I don’t want to say too much about The Rehearsal, because I want for you to experience it the way that I did. I want you to sit through the laugh-out-loud opening five minutes of the first episode that offers an atrocious premise, which ultimately serves only to springboard into a spiraling, convoluted pseudo-documentary experience (I’d tell you to think along the lines of a real life Truman Show, but that only begins to cover the semi-real, semi-constructed social experiment Fielder has created) that blurs relationships, power dynamics, and even the very structure of the show.

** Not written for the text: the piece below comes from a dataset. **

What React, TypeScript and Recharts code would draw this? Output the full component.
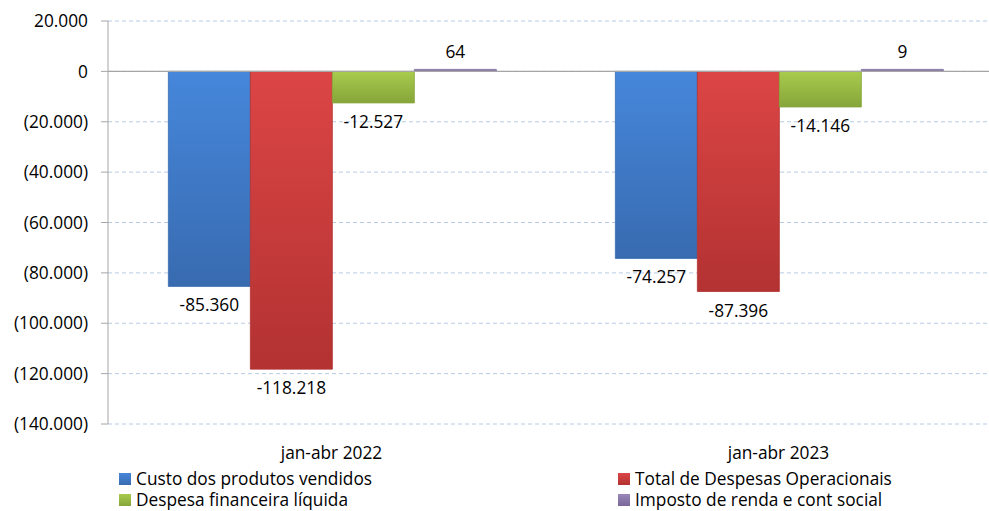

The show’s creator, Nathan Fielder, is funny like no one else is funny, and is so difficult to describe in his distinct pull. He is a blank slate, he is a calm pool, he is awkward as can be, he is unflappable — not just in times of crisis, but in nearly any form of interaction. He mainly reacts with a muted calmness, hardly raising his voice when he’s upset, hardly sounding surprised when he’s incredulous. It’s an energy that strangely borders on the charismatic (in fact, so much so that a recent article detailing Nathan Fielder’s appeal is titled simply “Your Girlfriend Thinks About Nathan Fielder When She’s Fucking You” — it really doesn’t get more direct than that), though in a way that is hard to describe or put your finger on. He is like the Eric Andre of extreme calm, a bouncing board for the people he surrounds himself with, genuinely awkward and peculiar around people who are often genuinely awkward and peculiar themselves. This actually seems to be a thread of Fielder’s work, particularly in Nathan For You and The Rehearsal. So often his mutually strange interactions tap into a beautiful and funny picture of humanity; we all are, in our own ways, peculiar and awkward people, so complex and so simple all at once.
The Rehearsal is funny in that special Nathan Fielder way: his ability to — just by being his flat, unassuming self — pull out deeply unexpected energies and personalities from those that he works with. But it also rocks me to my core existentially on a regular basis. The Rehearsal takes the objective truth that we only have one life and tries to cheat it. What if you could practice your most pivotal life moments? Game the system so you know every possible outcome and possible reaction in your big familial conflict, or that argument with a friend, or the raising of your child? What if you could practice it down to the last detail, in a replica of your local bar or in your dream home in rural Oregon, in the midst of a collection of differently aged child actors, people acting as your real-life brother, or pretend spouses?
I don’t want to get into how these all tie together, nor do I want to explicate how messy and beyond the original premise it gets. This is partially because I don’t want to spoil it, partially because The Rehearsal gets so beyond convoluted I wouldn’t be able to describe all the atrocious layers that end up on top of one another in a review format.
I was not permitted access to the final episode to watch before the official release, so I must admit that in seeing the twists upon twists of the season, I still anticipate even bigger ones coming, ones that may deem parts of this review inaccurate — the full picture is ever-expanding and ever-changing, in that big-brained, abstract, strange, highly controlling yet highly ridiculous Nathan Fielder way. Yet at the end of the day, with as many twists and turns as it may take, The Rehearsal speaks to something so small, to that tiny spiritual twinge within us all that asks: Am I doing this all wrong? How would I ever know? Why am I not offered more chances?
The Rehearsal finds the weirdest possible way to go about answering this existential question. It yields not so much results, but instead more of a fascinating experience. It’s funny like it intends to be, but also so strange, off-putting, and beautiful (sometimes all at once) that I occasionally forget to laugh, too entranced by the places it ends up going. Risky praise for a comedy show, I suppose, but I feel it may make sense when you see what The Rehearsal pulls off.